Design principles that work in the wild
- Keep triage to 10–15 questions; collect documents later.
- Use branching so clients only see relevant paths.
- Write in plain English with one idea per screen.
- Add save‑and‑resume links by SMS/email; honour partially completed work.
- Explain why you ask sensitive questions and show brief data‑use notes.
Family law: a humane first pass
- Matter picker (divorce/children/finance) and urgency screen.
- Safeguarding with private mode and signposting to support.
- Desired outcomes and timelines in the client's words.
- Schedule first; request bank statements later via secure upload.
Immigration: dates and eligibility front‑loaded
- Current status, visa type and key dates.
- Eligibility gates with simple green/amber/red outcomes.
- Language preference and document checklist sent after booking.
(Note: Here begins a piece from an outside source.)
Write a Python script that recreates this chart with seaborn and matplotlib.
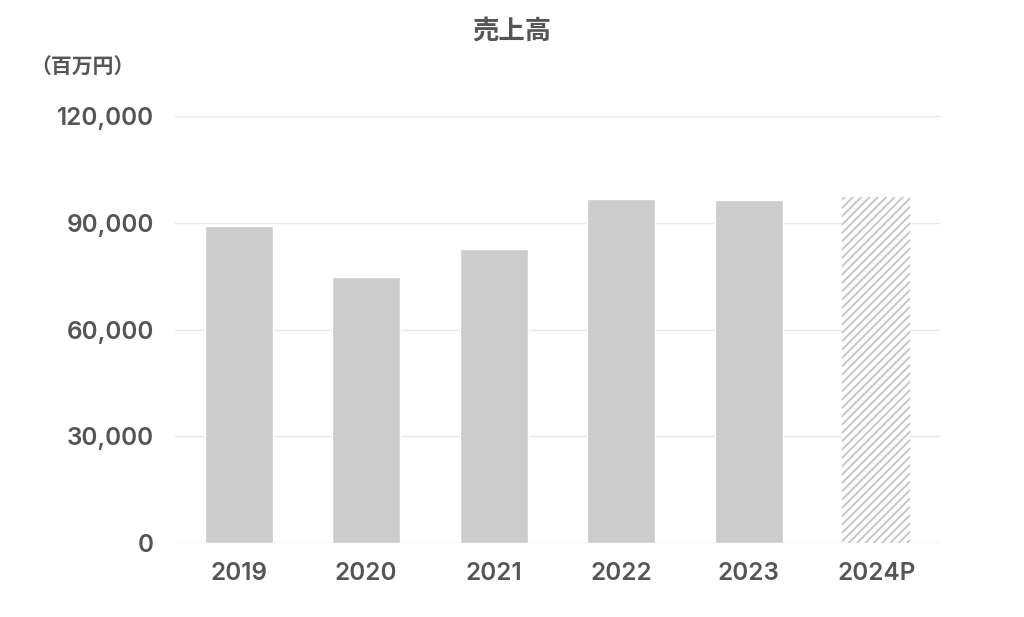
import matplotlib
matplotlib.use("Agg")
import matplotlib.pyplot as plt
import seaborn as sns
import pandas as pd
from matplotlib.ticker import FuncFormatter

# =========================
# DATA
# =========================
years = ["2019", "2020", "2021", "2022", "2023", "2024P"]
sales = [89200, 74700, 82700, 96600, 96400, 97100]
y_ticks = [0, 30000, 60000, 90000, 120000]

df = pd.DataFrame({"year": years, "sales": sales})

# =========================
# STYLE
# =========================
sns.set_style("white")
plt.rcParams["font.family"] = ["Noto Sans CJK JP", "DejaVu Sans"]
plt.rcParams["hatch.color"] = "#c6c6c6"
plt.rcParams["hatch.linewidth"] = 1.4
text_color = "#555555"
num_font = ["Inter", "Noto Sans CJK JP"]

fig = plt.figure(figsize=(10.24, 6.17), dpi=100)
ax = fig.add_axes([175 / 1024, 1 - 543 / 617, 765 / 1024, 427 / 617])

sns.barplot(data=df, x="year", y="sales", color="#cccccc", width=0.53,
            saturation=1, ax=ax, zorder=3)

# forecast bar: hatched
last = ax.patches[-1]
last.set_facecolor("white")
last.set_hatch("////")
last.set_edgecolor("#c6c6c6")
last.set_linewidth(0)

ax.set_xlim(-0.5, 5.5)
ax.set_ylim(0, 120000)
ax.set_yticks(y_ticks)
ax.yaxis.set_major_formatter(FuncFormatter(lambda v, p: f"{int(v):,}"))
ax.grid(axis="y", color="#e8e8e8", linewidth=1, zorder=0)
for s in ["top", "right", "left", "bottom"]:
    ax.spines[s].set_visible(False)
ax.axhline(0, color="#e0e0e0", linewidth=1, zorder=4)

ax.tick_params(axis="both", length=0, colors=text_color, labelsize=17.5)
ax.tick_params(axis="x", pad=14)
ax.tick_params(axis="y", pad=15)
for lbl in ax.get_xticklabels() + ax.get_yticklabels():
    lbl.set_family(num_font)
    lbl.set_fontweight("semibold")
ax.set_xlabel("")
ax.set_ylabel("")

fig.text(512 / 1024, 1 - 31 / 617, "売上高", ha="center", va="center",
         fontsize=19, fontweight="bold", color=text_color)
fig.text(30 / 1024, 1 - 67 / 617, "（百万円）", ha="left", va="center",
         fontsize=15, fontweight="bold", color=text_color)

plt.savefig("out.png", dpi=100)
Personal Injury: clarity before detail
- Accident type/date/location and injuries treated.
- Employer/insurer details optional at first pass.
- Photo/video evidence requested after scheduling.
Friction busters you can add today
- Auto‑format dates/phones; generous input validation.
- Offer chat/phone as an escape hatch mid‑form.
- High‑contrast, larger font option; tested on small screens.
How InflowQ supports this approach
- Drag‑and‑drop builder with conditional logic.
- Reusable components and practice templates.
- Secure uploads tied to matters; e‑signature and calendar integrations.
Wrap‑up
Small changes—shorter forms, branching logic, better timing—compound into higher completion rates and more instructions. Give your team permission to iterate every week, and your clients a simpler way to say yes.